Perdersi senza la necessità per forza di ritrovarsi. Senza bisogno di GoogleMaps che ti dica dove e quando svoltare, senza una mappa che ti suggerisca quale sia la direzione da prendere. Che se svolto a 100 metri a sinistra so quello che mi aspetta, ma se lo faccio 50 metri prima o dopo – a destra magari – può essere anche meglio. L’arte di complicarsi la vita che le cose semplici le lasciamo a chi decide di organizzarsi il capodanno a fine agosto decidendo già cosa indossare e dove prenotare, a chi sceglie le strade lineari così semplici che è come bere un bicchiere d’acqua natuale a piccoli sorsi.

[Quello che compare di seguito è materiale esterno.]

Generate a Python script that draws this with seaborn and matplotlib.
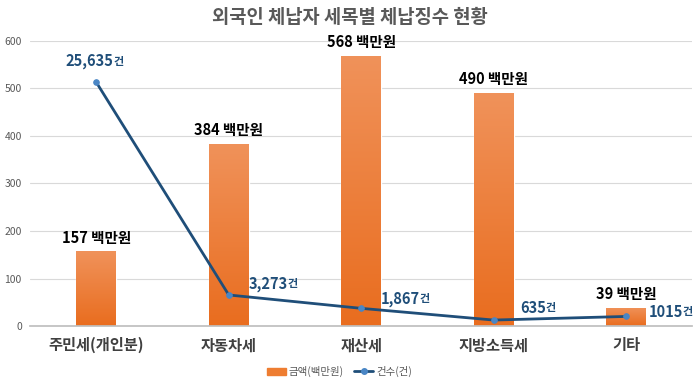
import seaborn as sns
import matplotlib.pyplot as plt
import matplotlib.lines as mlines
import matplotlib.patches as mpatches
from matplotlib.colors import LinearSegmentedColormap
import numpy as np
import pandas as pd

categories = ["주민세(개인분)", "자동차세", "재산세", "지방소득세", "기타"]
amounts = [157, 384, 568, 490, 39]           # 백만원
counts = [25635, 3273, 1867, 635, 1015]      # 건
count_labels = ["25,635", "3,273", "1,867", "635", "1015"]

BAR_COLOR = "#EE7D31"
LINE_COLOR = "#1F4E79"
MARKER_COLOR = "#4A86C5"

df = pd.DataFrame({"cat": categories, "amount": amounts, "count": counts})

sns.set_theme(style="whitegrid")
plt.rcParams["font.family"] = ["Noto Sans CJK KR", "DejaVu Sans"]

fig = plt.figure(figsize=(7, 3.85), dpi=100)
ax = fig.add_axes([0.043, 0.153, 0.946, 0.741])

sns.barplot(data=df, x="cat", y="amount", color=BAR_COLOR, width=0.3,
            saturation=1, ax=ax, zorder=2)
ax.set_ylim(0, 600)
ax.set_yticks(range(0, 601, 100))
ax.set_xlim(-0.5, len(categories) - 0.5)

# soft vertical gradient on bars (lighter top, darker bottom)
grad_cmap = LinearSegmentedColormap.from_list("g", ["#E96D1F", "#F0925A"])
for bar in ax.patches:
    x0, y0 = bar.get_x(), bar.get_y()
    w, h = bar.get_width(), bar.get_height()
    img = ax.imshow(np.linspace(0, 1, 100).reshape(-1, 1), cmap=grad_cmap,
                    extent=[x0, x0 + w, y0, y0 + h], origin="lower",
                    aspect="auto", zorder=2.5)
    img.set_clip_path(bar)
ax.set_xlim(-0.5, len(categories) - 0.5)
ax.set_ylim(0, 600)

ax.grid(axis="y", color="#D9D9D9", linewidth=0.8)
ax.grid(axis="x", visible=False)
for s in ["top", "right", "left"]:
    ax.spines[s].set_visible(False)
ax.spines["bottom"].set_color("#BFBFBF")
ax.set_xlabel("")
ax.set_ylabel("")
ax.tick_params(axis="y", labelsize=7.5, labelcolor="#595959", length=0, pad=6)
ax.tick_params(axis="x", labelsize=11, labelcolor="#404040", length=0, pad=8)
for lbl in ax.get_xticklabels():
    lbl.set_fontweight("bold")
ax.set_xticks([i + 0.5 for i in range(len(categories) - 1)], minor=True)
ax.tick_params(axis="x", which="minor", length=4, color="#BFBFBF", width=0.8)

for i, v in enumerate(amounts):
    ax.text(i, v + 12, f"{v} 백만원", ha="center", va="bottom",
            fontsize=10.5, fontweight="bold", color="black")

ax2 = ax.twinx()
sns.lineplot(data=df, x="cat", y="count", ax=ax2, color=LINE_COLOR,
             linewidth=2.0, marker="o", markersize=4,
             markerfacecolor=MARKER_COLOR, markeredgecolor=MARKER_COLOR, zorder=3)
ax2.set_ylim(0, 30000)
ax2.axis("off")
ax2.set_xlim(-0.5, len(categories) - 0.5)

offsets = [(-5, 15, "center"), (14, 8, "left"), (14, 7, "left"), (19, 9, "left"), (16, 3, "left")]
for i, (c, lab) in enumerate(zip(counts, count_labels)):
    dx, dy, ha = offsets[i]
    t = ax2.annotate(lab, xy=(i, c), xytext=(dx, dy), textcoords="offset points",
                     ha=ha, va="center", fontsize=10.5, fontweight="bold",
                     color="#1F4E79")
    ax2.annotate("건", xy=(1, 0.12), xycoords=t, ha="left", va="bottom",
                 fontsize=8, fontweight="bold", color="#1F4E79")

fig.text(0.5, 0.955, "외국인 체납자 세목별 체납징수 현황", ha="center", va="center",
         fontsize=13.5, fontweight="bold", color="#595959")

h1 = mpatches.Patch(color=BAR_COLOR, label="금액(백만원)")
h2 = mlines.Line2D([], [], color=LINE_COLOR, linewidth=2, marker="o",
                   markersize=4, markerfacecolor=MARKER_COLOR,
                   markeredgecolor=MARKER_COLOR, label="건수(건)")
fig.legend(handles=[h1, h2], loc="center", bbox_to_anchor=(0.485, 0.035), ncol=2,
           frameon=False, fontsize=7.5, labelcolor="#595959", handlelength=1.8,
           handletextpad=0.3, columnspacing=1.0)

fig.savefig("out.png", dpi=100)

Imparare a fidarsi dell’istinto, di quell’intuito che ti porta a preferire un uomo piuttosto che un altro, che ti fa scegliere quel tramezzino con “non so che” semplicemente per il nome. Che sarà sicuramente buono dopo una giornata alle prese con km ancora da macinare e monumenti già visitati attraversando vicoli con gli artisti di strada che fanno respirare l’arte più spontanea in qualsiasi sua forma. L’odore di bucato e poi quello di hot-dog ad ogni angolo e quell’aria afosa in metro misto a sudore e sigarette dove sconosciuti camminano a passo spedito osservando l’orologio, mentre altri cercano di orientarsi tra le fermate con sguardi che si incrociano e sorrisi e parole che si confondono tra il rumore delle rotaie. Chissà quanti amori sono nati lì come quello che la mattina ti porta a svegliarti ancora vestita indossando un minidress nero. Con lui accanto.
“Immagina una gioia: molto probabilmente penseresti a una partenza”. Oppure a un ritorno.
Che il bello di qualsiasi capolinea è vedere che sei mancata a qualcuno.